At that time, we were selling milk to some of our neighbors. I don’t remember how many different families bought milk from us but I had the job of delivering two or three quarts of milk a day to different families. We had a small box that was painted blue and it would hold the quart bottles of milk. Mom would put the bottles in the box and then she would assign me one of the multiplication tables like “the 4’s.” By the time I got the milk delivered and came home, I was suppose to know 1 times 4= 4, 2 times 4=8, 3 times 4=12 etc. all the way up to 12 times 4=48. The next day I would get another number and repeat the routine. I don’t think I learned all of the multiplication tables in twelve days but I learned them pretty fast. If I had difficulty with a few specific ones like 6×7=42, I would deliver the milk repeating to myself all the way, 6×7=42, 6×7=42, 6×7=42, etc. By the time I got home, I had memorized that 6×7=42, never to be forgotten again. Once I had the multiplication tables memorized, then it was on to simple division with the flash cards again. The end result of all of this was that I didn’t flunk out of fifth grade. By the end of the year I had caught up with the rest of the class. I guess my success was such a disappointment to Mrs. Bankhead that she just up and died part way through the year and a new teacher named Mrs. Miller came in and took her class. Mrs. Miller was willing to help me so I survived. I have often wondered since what people thought when they heard me walking around town repeating to myself 7×9 is 63, 7×9 is 63 or 12 divided by 4 is 3, 12 divided by 4 is 3. Maybe only the dogs paid any attention.
I enjoyed the fifth grade once Mrs. Miller became my teacher. One of the most interesting subjects for me in fifth grade was geography. I had not had much, if any, geography before that and Mrs. Miller opened my eyes to the wonders of geography and different places. I can’t remember whether it was U.S. geography or world geography but which ever, I enjoyed it. Later in life I got to visit many parts of the United States and the world and I enjoyed that as well but it all started in fifth grade.

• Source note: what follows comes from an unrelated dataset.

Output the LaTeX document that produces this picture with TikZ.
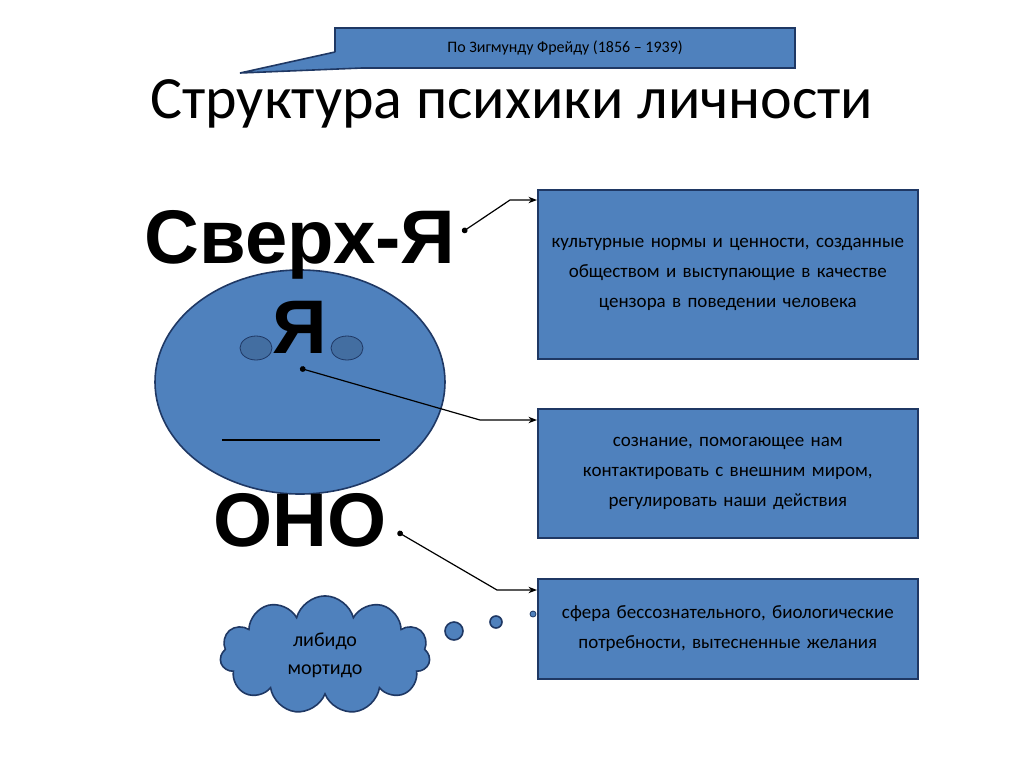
\documentclass[tikz,border=0pt]{standalone}
\usepackage{fontspec}
\setmainfont{Carlito}
\newfontfamily\heavyfont{Liberation Sans}
\usetikzlibrary{shapes.geometric, shapes.symbols, arrows.meta, positioning}
\definecolor{boxblue}{HTML}{4F81BD}
\definecolor{edgeblue}{HTML}{1F3864}

\begin{document}
\begin{tikzpicture}[
    x=0.5pt, y=-0.5pt,
    infobox/.style={rectangle, draw=edgeblue, fill=boxblue, thick, minimum width=190pt, align=center, font=\fontsize{9.5}{15}\selectfont, text width=180pt, anchor=north west},
    biglabel/.style={font=\heavyfont\bfseries\fontsize{38}{40}\selectfont},
    pointer/.style={{Circle[length=1mm]}-{Stealth[length=1.5mm]}, semithick},
]
\useasboundingbox (0,0) rectangle (1024,767);

% header and title
\draw[draw=edgeblue, fill=boxblue, thick] (335,28) rectangle (795,68);
\draw[draw=edgeblue, fill=boxblue, thick] (335,52) -- (240,73) -- (362,68);
\node (author) at (565,48) {\fontsize{8}{10}\selectfont По Зигмунду Фрейду (1856 -- 1939)};
\node (title) at (512,104) {\fontsize{30}{34}\selectfont Структура психики личности};

% head
\node[ellipse, draw=edgeblue, fill=boxblue, thick, minimum width=145pt, minimum height=112pt] (head) at (300,382) {};
\node[ellipse, draw=edgeblue, fill=boxblue!85!black, minimum width=16pt, minimum height=12pt] (eyeL) at (256,348) {};
\node[ellipse, draw=edgeblue, fill=boxblue!85!black, minimum width=16pt, minimum height=12pt] (eyeR) at (347,348) {};
\draw[thick] (222,440) -- (380,440);

\node[biglabel] (superego) at (300,245) {Сверх-Я};
\node[biglabel] (ego) at (300,327) {Я};
\node[biglabel] (id) at (300,520) {ОНО};

% boxes
\node[infobox, minimum height=84.5pt] (bsuper) at (537,189) {культурные нормы и ценности, созданные обществом и выступающие в качестве цензора в поведении человека};
\node[infobox, minimum height=64.5pt] (bego) at (537,408) {сознание, помогающее нам контактировать с внешним миром, регулировать наши действия};
\node[infobox, minimum height=50pt] (bid) at (537,578) {сфера бессознательного, биологические потребности, вытесненные желания};

% connectors
\coordinate (k1) at (510,200);
\coordinate (k2) at (480,420);
\coordinate (k3) at (497,590);
\draw[pointer] (superego.east) ++(0,-13) -- (k1) -- (bsuper.west |- k1);
\draw[pointer] (ego.south) ++(0,8) -- (k2) -- (bego.west |- k2);
\draw[pointer] (id.east) ++(4,12) -- (k3) -- (bid.west |- k3);

% thought cloud
\node[cloud, cloud puffs=11, aspect=2.2, draw=edgeblue, fill=boxblue, thick, minimum width=105pt, minimum height=48pt, align=center, font=\fontsize{10}{14}\selectfont] (drives) at (325,655) {либидо\\мортидо};
\node[circle, draw=edgeblue, fill=boxblue, thick, minimum size=9pt, inner sep=0pt] (bub1) at (454,631) {};
\node[circle, draw=edgeblue, fill=boxblue, thick, minimum size=6pt, inner sep=0pt] (bub2) at (496,622) {};
\node[circle, draw=edgeblue, fill=boxblue, minimum size=3pt, inner sep=0pt] (bub3) at (533,614) {};
\end{tikzpicture}
\end{document}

When I moved to fifth grade, I had to make friends with an older group of kids. Instead of the boys my age, I was in the class with Farrel Holyoak, Gary Duncan and Bill Batson. The girls in my class were Judy Brewer, Ann Patrick, Rosealynn Riedhead and Carol Sue Hollowell. The classes in elementary school were not large. There were usually only eight or nine students in each class up through eighth grade.